The New Jersey Retail Merchants Association (NJRMA) and the Retail Gift Card Association (RGCA) have released an analysis estimating the potential annual loss of sales tax revenue as a result of New Jersey's unclaimed property law at $64-94 million. Governor Chris Christie isn't buying it.

The analysis, conducted by the financial services consulting firm First Annapolis, focuses on studies that have shown consumers using gift cards often spend an incremental amount beyond the face value of the card. As gift cards exit New Jersey, this incremental spending is eliminated from the market, lowering total retail sales in New Jersey. Any decrease in New Jersey's retail sales would also result in a decrease in the state's sales and use tax revenue.

"That is certainly not what was indicated to us when the studies were done when the law was put into effect in 2010," says Christie. "The argument now over this is; when a consumer doesn't use the card. Who gets the money, the companies or the government?"

Christie says for the longest time the companies have been profiting wildly, but under New Jersey law if the consumer comes back to the government and wants the money back the consumer can do it through unclaimed property.

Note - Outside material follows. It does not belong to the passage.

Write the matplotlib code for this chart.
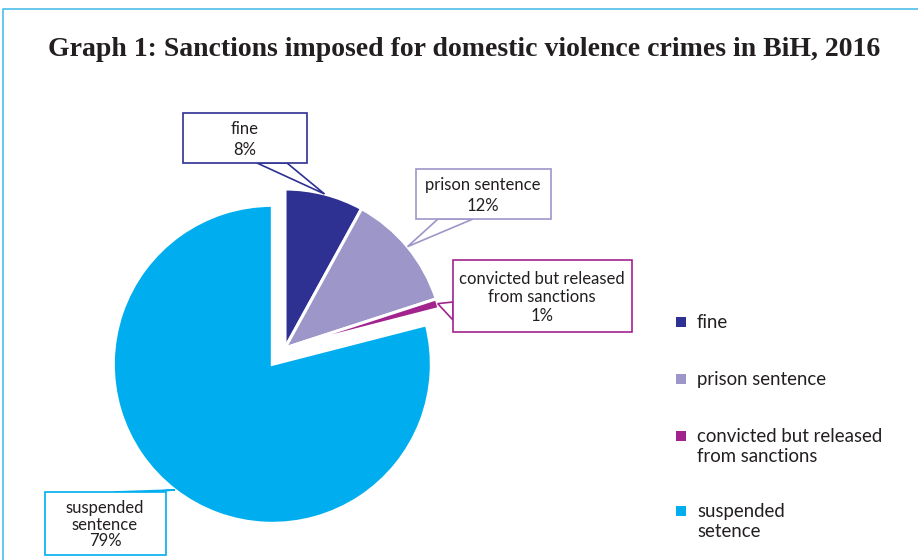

As for the companies pulling up stakes and leaving New Jersey, Christie says, "The companies are doing this as a way to try to threaten us because they want to keep the money to increase their profits…….I'm not worried about it. I'm not losing any sleep over that one. If they want to move out, move out."

"This law comes at simply too great of a cost for businesses to comply, now it appears that this law may also come at too great of a cost for the state to implement," says John Holub, president of the New Jersey Retail Merchants Association. "This analysis clearly shows that retailers and consumers are not the only ones being negatively impacted by this law."

Rebekka Rea, executive director of the Retail Gift Card Association says, "The law was clearly intended to raise revenue for the state, but it may now have the complete opposite effect, and the state will be losing a significant amount of revenue."